Recipe 1 — Plain Docker, single port

The simplest possible deployment: Flightlog listening on a port, you handle TLS some other way (or you don't need it because it's only on your LAN).

docker-compose.yml
services:
  flightlog:
    image: ghcr.io/thulasirajkomminar/flightlog:latest
    env_file: .env
    ports:
      - 8080:8080
    volumes:
      - flightlog_data:/app/data
    restart: unless-stopped

volumes:
  flightlog_data:
docker compose up -d

That's it. Browse to http://<host>:8080.

LAN-only is a perfectly valid threat model

Not every self-hosted app needs to be public. If Flightlog only ever needs to be reachable from devices on your home network, skip TLS entirely — bind it to a private port and call it done.

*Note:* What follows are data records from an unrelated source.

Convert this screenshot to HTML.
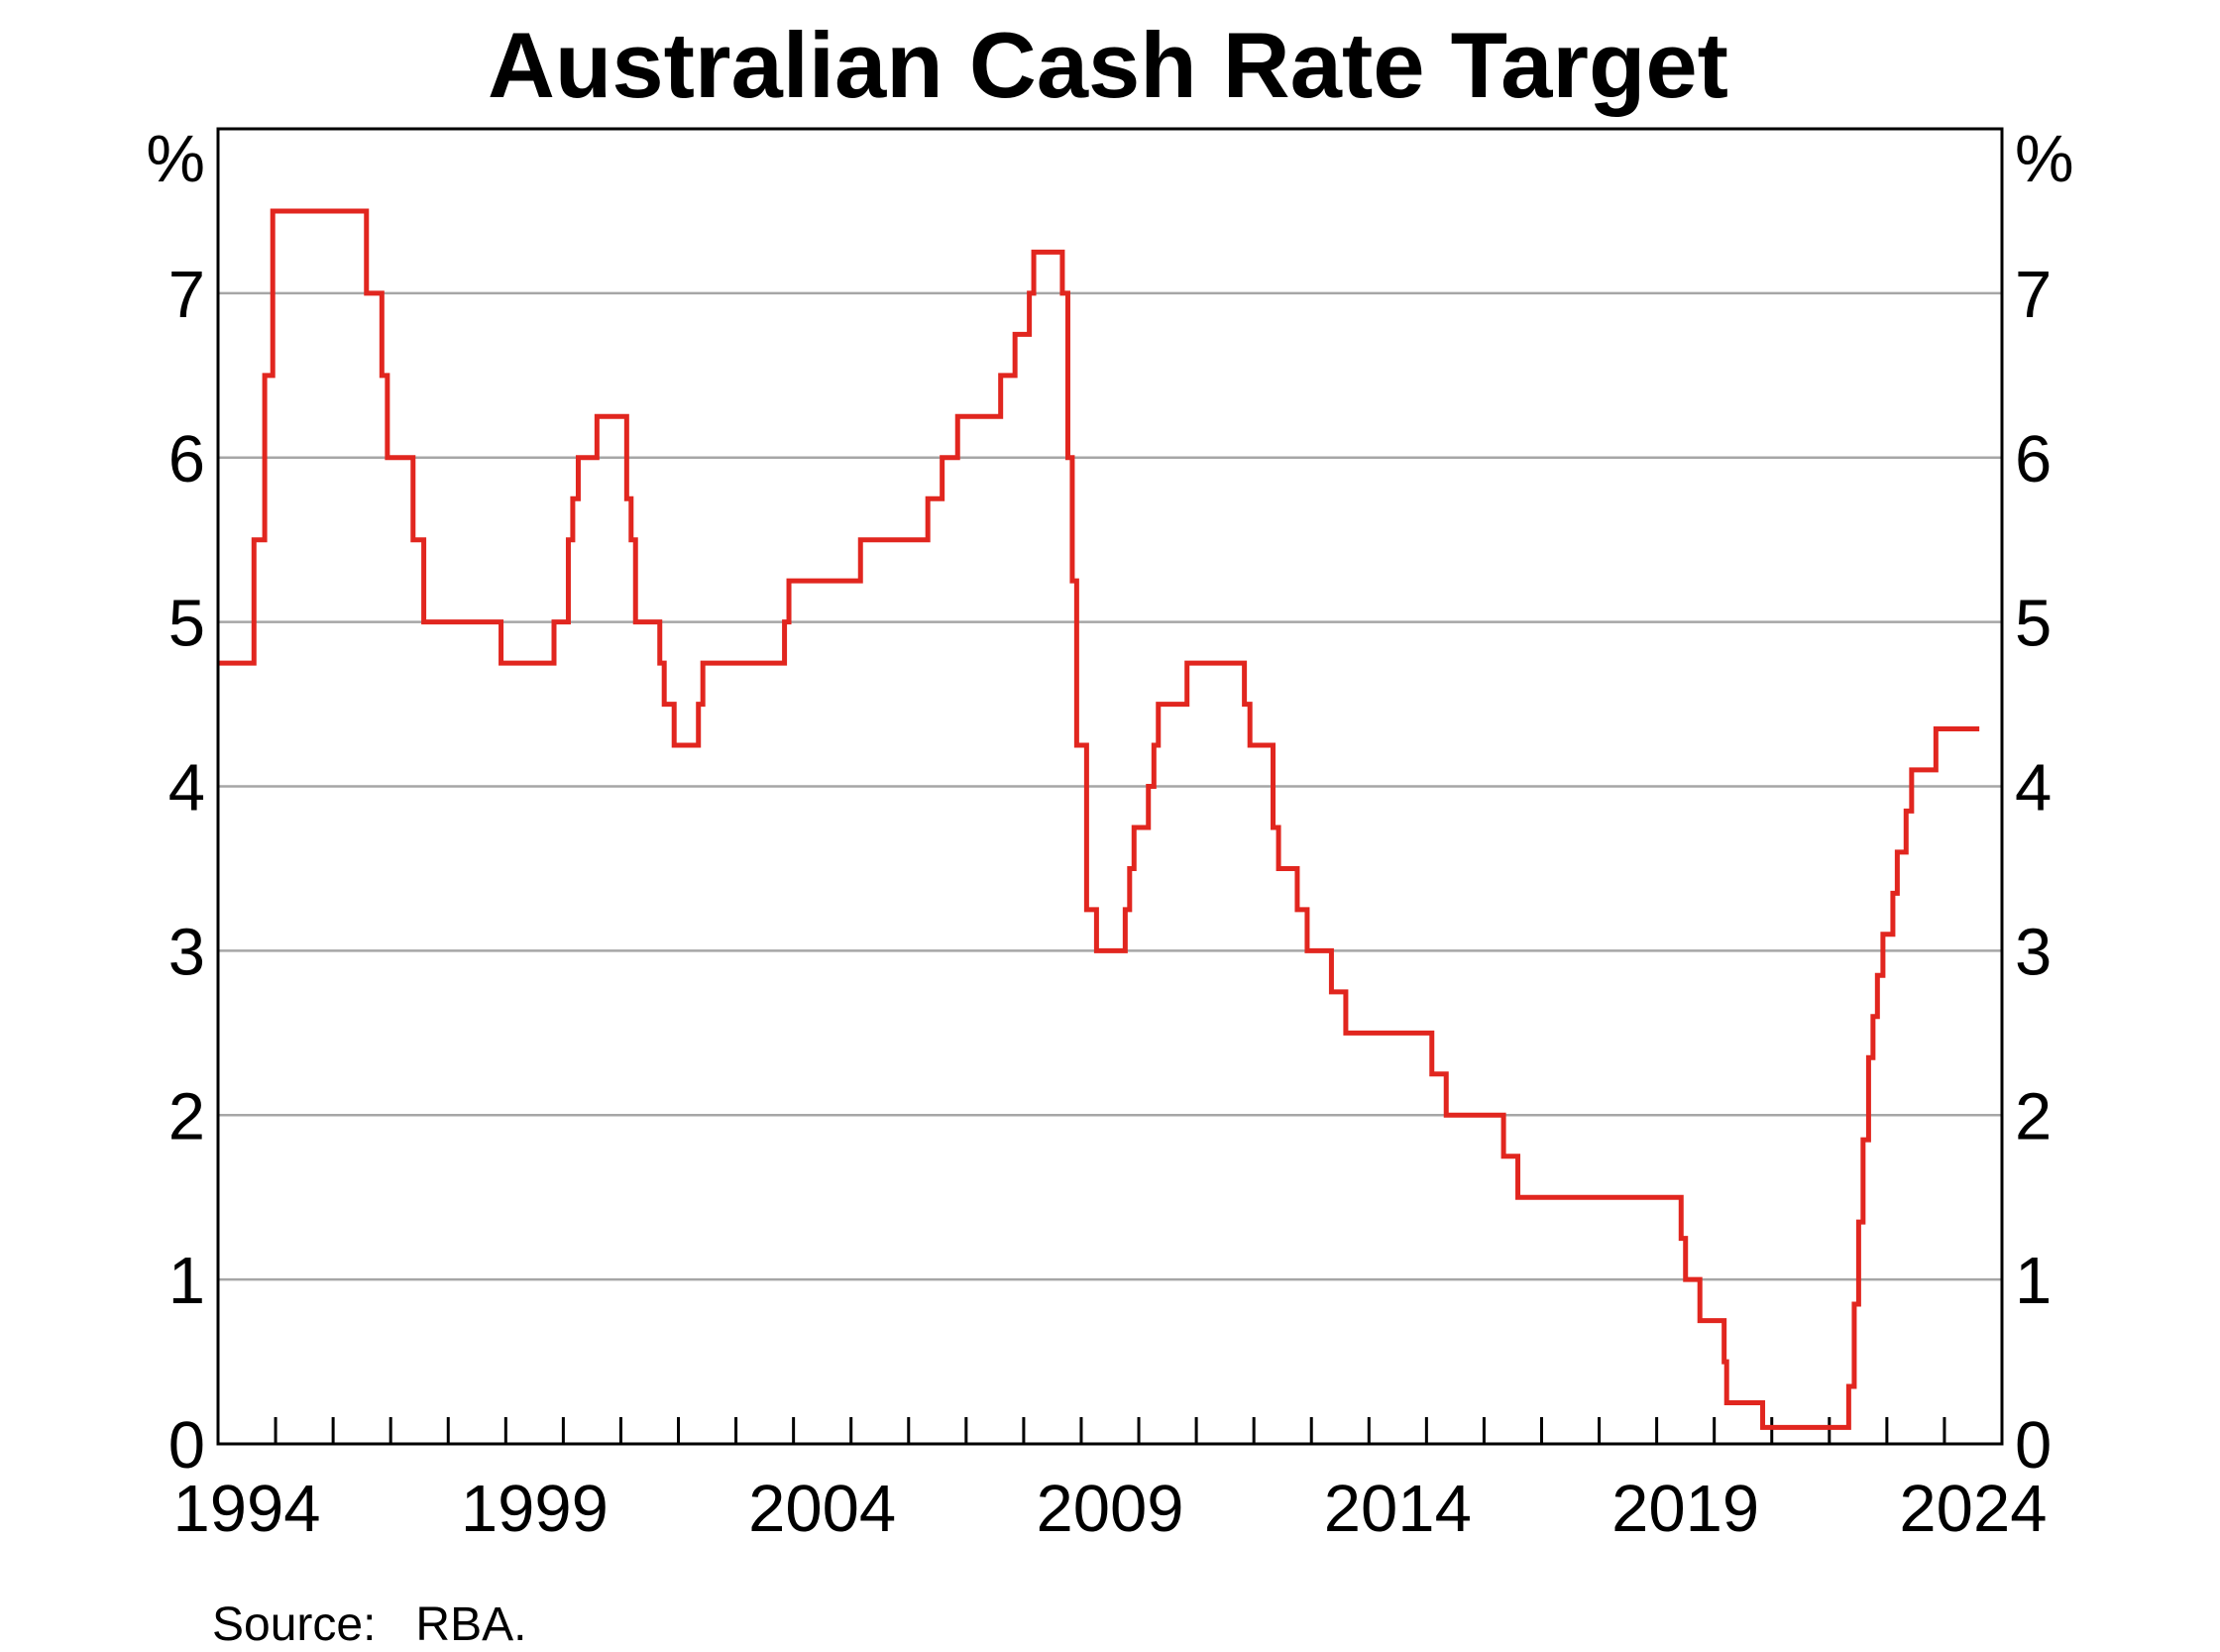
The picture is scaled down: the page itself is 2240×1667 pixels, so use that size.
<!DOCTYPE html>
<html><head><meta charset="utf-8"><style>
html,body{margin:0;padding:0;background:#fff}
svg{display:block;font-family:"Liberation Sans",Arial,sans-serif}
</style></head><body>
<svg id="chart" width="2240" height="1667" viewBox="0 0 2240 1667">
<text x="1118" y="98" font-size="94" font-weight="bold" text-anchor="middle">Australian Cash Rate Target</text>
<g id="grid"></g>
<g id="ticks"></g>
<g id="labels"></g>
<path id="series" fill="none" stroke="#e1261f" stroke-width="5" stroke-linejoin="miter"></path>
<rect x="220" y="130" width="1800" height="1327" fill="none" stroke="#000" stroke-width="3"></rect>
<text x="207" y="183" font-size="67" text-anchor="end">%</text>
<text x="2033" y="183" font-size="67">%</text>
<text x="214" y="1655" font-size="48" style="white-space:pre">Source:   RBA.</text>
</svg>
<script>
const changeDates = ["1994-01-01","1994-08-17","1994-10-24","1994-12-14","1996-07-31","1996-11-06","1996-12-11","1997-05-23","1997-07-30","1998-12-02","1999-11-03","2000-02-02","2000-03-01","2000-04-05","2000-08-02","2001-02-07","2001-03-07","2001-04-04","2001-09-05","2001-10-03","2001-12-05","2002-05-08","2002-06-05","2003-11-05","2003-12-03","2005-03-02","2006-05-03","2006-08-02","2006-11-08","2007-08-08","2007-11-07","2008-02-06","2008-03-05","2008-09-03","2008-10-08","2008-11-05","2008-12-03","2009-02-04","2009-04-08","2009-10-07","2009-11-04","2009-12-02","2010-03-03","2010-04-07","2010-05-05","2010-11-03","2011-11-02","2011-12-07","2012-05-02","2012-06-06","2012-10-03","2012-12-05","2013-05-08","2013-08-07","2015-02-04","2015-05-06","2016-05-04","2016-08-03","2019-06-05","2019-07-03","2019-10-02","2020-03-04","2020-03-20","2020-11-04","2022-05-04","2022-06-08","2022-07-06","2022-08-03","2022-09-07","2022-10-05","2022-11-02","2022-12-07","2023-02-08","2023-03-08","2023-05-03","2023-06-07","2023-11-08"];
const rates = [4.75,5.5,6.5,7.5,7.0,6.5,6.0,5.5,5.0,4.75,5.0,5.5,5.75,6.0,6.25,5.75,5.5,5.0,4.75,4.5,4.25,4.5,4.75,5.0,5.25,5.5,5.75,6.0,6.25,6.5,6.75,7.0,7.25,7.0,6.0,5.25,4.25,3.25,3.0,3.25,3.5,3.75,4.0,4.25,4.5,4.75,4.5,4.25,3.75,3.5,3.25,3.0,2.75,2.5,2.25,2.0,1.75,1.5,1.25,1.0,0.75,0.5,0.25,0.1,0.35,0.85,1.35,1.85,2.35,2.6,2.85,3.1,3.35,3.6,3.85,4.1,4.35];
const endDate = "2024-08-10";
const yTicks = [0,1,2,3,4,5,6,7];
const xLabelYears = [1994,1999,2004,2009,2014,2019,2024];

const L=220,R=2020,T=130,B=1457, X0=1994, X1=2025, Y0=0, Y1=8;
const NS="http://www.w3.org/2000/svg";
function dec(s){const p=s.split("-").map(Number);const d0=Date.UTC(p[0],0,1),d1=Date.UTC(p[0]+1,0,1);return p[0]+(Date.UTC(p[0],p[1]-1,p[2])-d0)/(d1-d0);}
function xs(v){return L+(v-X0)/(X1-X0)*(R-L);}
function ys(v){return B-(v-Y0)/(Y1-Y0)*(B-T);}
function mk(tag,attrs,parent){const e=document.createElementNS(NS,tag);for(const k in attrs)e.setAttribute(k,attrs[k]);document.getElementById(parent).appendChild(e);return e;}

yTicks.forEach(v=>{
  if(v>0){
    const g=mk("line",{x1:L,x2:R,y1:ys(v),y2:ys(v),stroke:"#a6a6a6","stroke-width":2.5},"grid");
    
    
  }
  const a=mk("text",{x:207,y:ys(v)+24,"font-size":67,"text-anchor":"end"},"labels");
  a.textContent=v;
  
  
  const b=mk("text",{x:2033,y:ys(v)+24,"font-size":67},"labels");
  b.textContent=v;
  
  
});
for(let y=X0+1;y<X1;y++){
  const t=mk("line",{x1:xs(y),x2:xs(y),y1:B,y2:B-27,stroke:"#000","stroke-width":3},"ticks");
  
  
}
xLabelYears.forEach(y=>{
  const t=mk("text",{x:xs(y+0.5),y:1545,"font-size":67,"text-anchor":"middle"},"labels");
  t.textContent=y;
  
  
});
let d="";
for(let i=0;i<rates.length;i++){
  const x=xs(dec(changeDates[i])), y=ys(rates[i]);
  d+= (i===0? "M"+x+","+y : "L"+x+","+ys(rates[i-1])+"L"+x+","+y);
}
d+="L"+xs(dec(endDate))+","+ys(rates[rates.length-1]);
document.getElementById("series").setAttribute("d",d);
</script>
</body></html>
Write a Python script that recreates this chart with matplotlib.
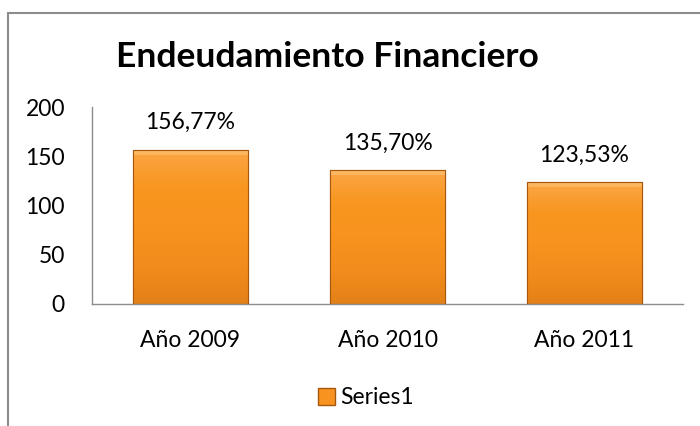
import matplotlib
matplotlib.use("Agg")
import matplotlib.pyplot as plt
import numpy as np
from matplotlib.patches import Rectangle
from matplotlib.colors import LinearSegmentedColormap

categories = ["Año 2009", "Año 2010", "Año 2011"]
values = [156.77, 135.70, 123.53]
labels = ["156,77%", "135,70%", "123,53%"]
yticks = [0, 50, 100, 150, 200]

plt.rcParams['font.family'] = ['Lato', 'DejaVu Sans']

W, H = 700, 426
fig = plt.figure(figsize=(W/100, H/100), dpi=100)
ax = fig.add_axes([92/W, 1 - 304/H, (683-92)/W, (304-107)/H])

x = list(range(len(categories)))
bw = 0.58
bars = ax.bar(x, values, width=bw, color='#F7931E', edgecolor='#A8580E', linewidth=0.8, zorder=2)

# vertical gradient fill (light top -> darker bottom)
cmap = LinearSegmentedColormap.from_list('bar', ['#FBA646', '#F8961F', '#F7931E', '#F28C1C', '#E38018'])
grad = np.linspace(0, 1, 256).reshape(-1, 1)
for b in bars:
    x0, y0 = b.get_x(), b.get_y()
    w, h = b.get_width(), b.get_height()
    im = ax.imshow(grad, cmap=cmap, aspect='auto', extent=(x0, x0 + w, y0, y0 + h),
                   origin='upper', zorder=2.5)
    im.set_clip_path(b)
    # top bevel highlight
    ax.add_patch(Rectangle((x0, y0 + h - 5), w, 5, facecolor='#FDBA66', edgecolor='none',
                           alpha=0.85, zorder=2.6))
    ax.add_patch(Rectangle((x0, y0), w, h, fill=False, edgecolor='#A8580E',
                           linewidth=0.8, zorder=2.7))

for xi, v, lab in zip(x, values, labels):
    ax.annotate(lab, (xi, v), xytext=(0, 12), textcoords='offset points',
                ha='center', va='bottom', fontsize=16.5)

ax.set_xlim(-0.5, 2.5)
ax.set_ylim(0, 200)
ax.set_yticks(yticks)
ax.set_xticks(x)
ax.set_xticklabels(categories)
ax.tick_params(axis='both', length=0, labelsize=16.5, colors='black')
ax.tick_params(axis='y', pad=19.5)
ax.tick_params(axis='x', pad=19)
for s in ['top', 'right']:
    ax.spines[s].set_visible(False)
for s in ['left', 'bottom']:
    ax.spines[s].set_color('#8C8C8C')
    ax.spines[s].set_linewidth(1.0)

fig.text(327/W, 1 - 57/H, "Endeudamiento Financiero", ha='center', va='center',
         fontsize=25.5, fontweight='bold')

# outer chart border
fig.patches.append(Rectangle((7.5/W, -0.1), 1.2, 1 - 12.5/H + 0.1, transform=fig.transFigure,
                             fill=False, edgecolor='#8C8C8C', linewidth=1.5))

# legend
handle = Rectangle((0, 0), 1, 1, facecolor='#F7931E', edgecolor='#A8580E')
fig.legend([handle], ["Series1"], loc='center', bbox_to_anchor=(366/W, 1 - 398/H),
           frameon=False, fontsize=16.5, handlelength=0.75, handleheight=0.75, handletextpad=0.2)

fig.savefig("out.png", dpi=100)
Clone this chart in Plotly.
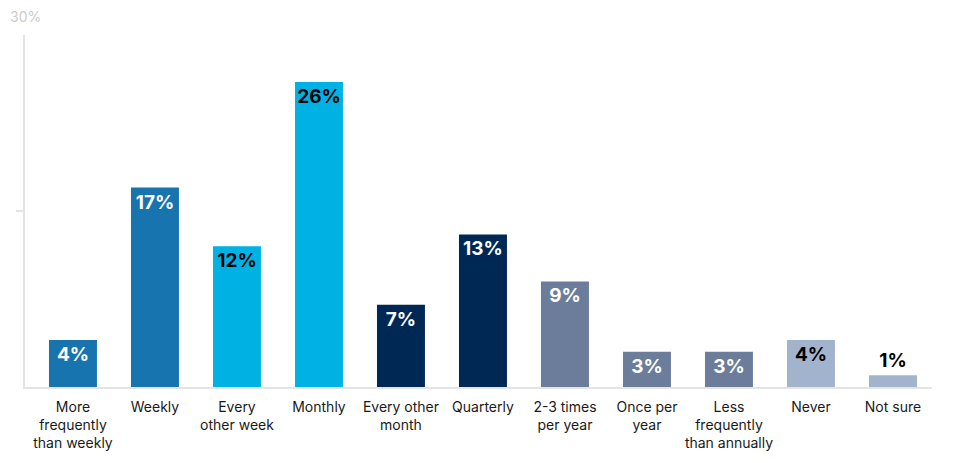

Recipe 2 — Behind Traefik with automatic TLS

If you're already running Traefik as your reverse proxy, drop Flightlog into your existing stack with these labels. The example assumes you have a cloudflare cert resolver and a shared proxy network — adjust the names to match your setup.

docker-compose.yml
services:
  flightlog:
    container_name: flightlog
    image: ghcr.io/thulasirajkomminar/flightlog:latest
    environment:
      - AERODATABOX_API_KEY=${AERODATABOX_API_KEY}
      - AUTH_JWT_SECRET=${AUTH_JWT_SECRET}
    labels:
      - traefik.enable=true
      - traefik.http.routers.flightlog.entrypoints=websecure
      - traefik.http.routers.flightlog.rule=Host(`flightlog.example.com`)
      - traefik.http.routers.flightlog.tls=true
      - traefik.http.routers.flightlog.tls.certresolver=cloudflare
      - traefik.http.services.flightlog.loadbalancer.server.port=8080
    networks:
      - proxy
    restart: unless-stopped
    volumes:
      - /opt/docker/flightlog/data:/app/data

networks:
  proxy:
    external: true
docker compose up -d

A few things worth calling out in this version:

  • No published port. Traffic reaches Flightlog over the proxy Docker network — there's nothing on the host's port 8080.
  • Bind-mount instead of volume. /opt/docker/flightlog/data on the host is mapped to /app/data in the container. Easier to back up with the rest of your /opt/docker tree.
  • environment: instead of env_file:. Lets you keep one .env at the top of your stack for all services.

Persistence checklist

Wherever you deploy, before you start adding flights:

  • The SQLite database lives somewhere persistent (named volume or bind-mount).
  • That location is included in whatever backup mechanism you trust.
  • AUTH_JWT_SECRET is stored somewhere you can recover (a password manager works) — losing it means losing the ability to keep signed-in sessions stable.

Upgrading

Flightlog publishes a latest tag and a :vX.Y.Z tag per release. To upgrade:

docker compose pull
docker compose up -d

The database migrates itself on startup — there's no separate migration step to run.

Pin to a version if you prefer

For production-ish setups, replace :latest with the specific version tag you've tested. You'll see the available tags on the GitHub Container Registry page.